For many athletes, a higher lean tissue mass and lower fat mass is advantageous. For athletes who compete in sports with varying weight categories, being able to control their body weight and composition is an essential part of conditioning. Appetite plays an influential role in altering the balance between energy intake and expenditure which leads to changes in weight.
A recent randomized double-blind placebo-controlled trial published in Nutrition Clinique et Métabolisme (DOI: https://doi.org/10.1016/j.nupar.2021.08.004), investigated whether omega-3 intake alters the appetite in healthy athletes with normal body fat percentage during the short-term. The duration of the study was three weeks.

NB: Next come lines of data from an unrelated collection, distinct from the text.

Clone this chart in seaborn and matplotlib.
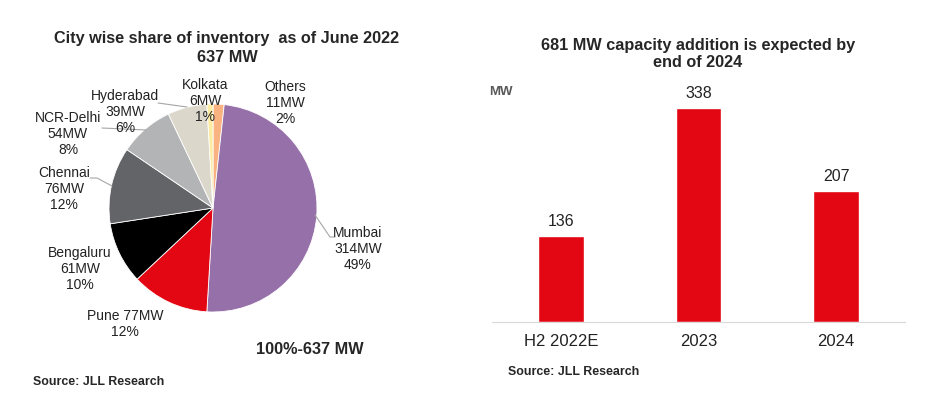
import matplotlib
matplotlib.use('Agg')
import matplotlib.pyplot as plt
import seaborn as sns
from matplotlib.lines import Line2D

# data
cities = ['Others', 'Mumbai', 'Pune', 'Bengaluru', 'Chennai', 'NCR-Delhi', 'Hyderabad', 'Kolkata']
city_mw = [11, 314, 77, 61, 76, 54, 39, 6]
city_pct = [2, 49, 12, 10, 12, 8, 6, 1]
city_colors = ['#F9B280', '#9670A8', '#E30613', '#000000', '#636467', '#B3B4B6', '#DCD7CB', '#FDEBA3']

periods = ['H2 2022E', '2023', '2024']
addition_mw = [136, 338, 207]

W, H = 935, 398

sns.set_style('white')
plt.rcParams['font.family'] = ['Liberation Sans', 'DejaVu Sans']

fig = plt.figure(figsize=(W / 100, H / 100), dpi=100)


def fx(x):
    return x / W


def fy(y):
    return 1 - y / H


# ---- pie ----
cx, cy, r = 213, 208, 104
ax_pie = fig.add_axes([fx(cx - r), fy(cy + r), 2 * r / W, 2 * r / H])
ax_pie.pie(city_mw, colors=city_colors, startangle=90, counterclock=False,
           wedgeprops=dict(edgecolor='white', linewidth=0.6))
ax_pie.set_xlim(-1, 1)
ax_pie.set_ylim(-1, 1)
ax_pie.set_aspect('auto')
ax_pie.axis('off')

# label centres in pixels
label_pos = {
    'Others': (285, 103), 'Mumbai': (358, 249), 'Pune': (125, 324),
    'Bengaluru': (80, 269), 'Chennai': (64, 189), 'NCR-Delhi': (68, 134),
    'Hyderabad': (125, 112), 'Kolkata': (205, 101),
}
for name, mw, pct in zip(cities, city_mw, city_pct):
    if name == 'Pune':
        txt = f'{name} {mw}MW\n{pct}%'
    else:
        txt = f'{name}\n{mw}MW\n{pct}%'
    px, py = label_pos[name]
    fig.text(fx(px), fy(py), txt, ha='center', va='center', fontsize=10,
             linespacing=1.15, color='#222222')

# leader lines (pixels)
leaders = [
    [(158, 103), (187, 107)],
    [(102, 128), (146, 130)],
    [(90, 178), (97, 178), (112, 186)],
    [(315, 215), (330, 237), (335, 237)],
]
for pts in leaders:
    xs = [fx(p[0]) for p in pts]
    ys = [fy(p[1]) for p in pts]
    fig.add_artist(Line2D(xs, ys, color='#A6A6A6', linewidth=0.8))

fig.text(fx(227), fy(48), 'City wise share of inventory  as of June 2022\n637 MW',
         ha='center', va='center', fontsize=11.7, fontweight='bold', linespacing=1.28)
fig.text(fx(310), fy(350), '100%-637 MW', ha='center', va='center',
         fontsize=11.7, fontweight='bold')
fig.text(fx(33), fy(382), 'Source: JLL Research', ha='left', va='center',
         fontsize=8.9, fontweight='bold')

# ---- bars ----
x0, x1, base, top = 492, 905, 322, 69
ax_bar = fig.add_axes([fx(x0), fy(base), (x1 - x0) / W, (base - top) / H])
sns.barplot(x=periods, y=addition_mw, color='#E30613', saturation=1,
            width=0.33, ax=ax_bar)
ax_bar.set_ylim(0, 400)
ax_bar.set_xlim(-0.5, 2.5)
for c in ax_bar.containers:
    ax_bar.bar_label(c, padding=5, fontsize=11.5, color='#222222')
sns.despine(ax=ax_bar, left=True)
ax_bar.spines['bottom'].set_color('#D9D9D9')
ax_bar.set_yticks([])
ax_bar.set_xlabel('')
ax_bar.set_ylabel('')
ax_bar.tick_params(axis='x', length=0, pad=9, labelsize=12, labelcolor='#222222')

fig.text(fx(698), fy(54), '681 MW capacity addition is expected by\nend of 2024',
         ha='center', va='center', fontsize=11.7, fontweight='bold', linespacing=1.18)
fig.text(fx(501), fy(92), 'MW', ha='center', va='center', fontsize=9.5,
         fontweight='bold', color='#595959')
fig.text(fx(508), fy(372), 'Source: JLL Research', ha='left', va='center',
         fontsize=8.9, fontweight='bold')

fig.savefig('out.png', dpi=100)
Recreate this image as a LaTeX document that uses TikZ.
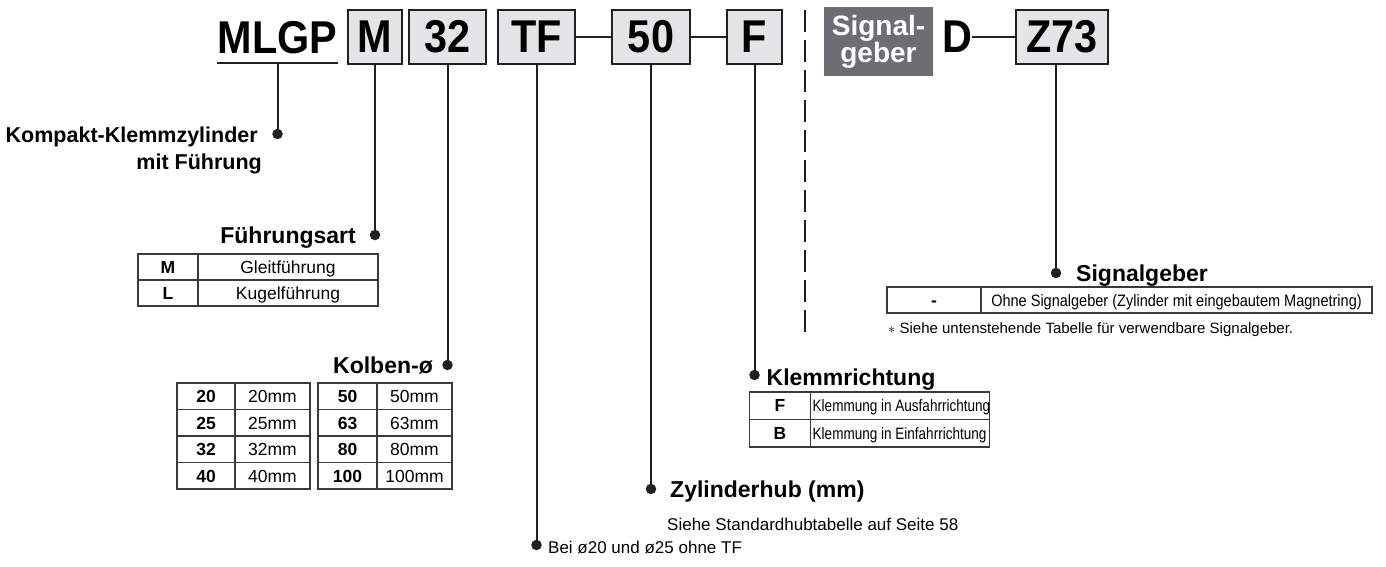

The 72 participants were all male athletes recruited in Iran who were ranked nationally or were part of a professional sports league, between 20 to 30 years old, with a body mass index (BMI) between 18.5 to 25kg/m2. The participants avoided dietary supplements at least 6 months before and throughout the intervention, were non-smokers, and did not have a history of coagulopathy blood disease, kidney disease, liver damage, pancreatitis, diabetes, cancer, thyroid disorders, inflammatory diseases, or heart disease. Both intervention and placebo groups received two soft gel capsules to take per day with a meal. Participants in the intervention group took the omega-3 capsules (2000 mg/day omega-3; EPA: 360 mg, DHA: 240 mg). Appetite was assessed using a 10 cm visual analog scale (VAS) questionnaire with six items: hunger, satisfaction, desire to eat, desire to eat sweet, desire to eat salty, and desire to eat fatty.
After three weeks of omega-3 supplementation, participants reported an increased hunger sensation, desire to eat, and desire to eat sweet foods. The intervention group also increased their carbohydrate intake; however, body weight and body composition were unaffected. These results suggest that omega-3 supplementation increases the appetites of healthy athletic men.
The researchers conclude that “the finding of this study would be beneficial for patients with appetite-related disorders and athletes who need to gain weight.”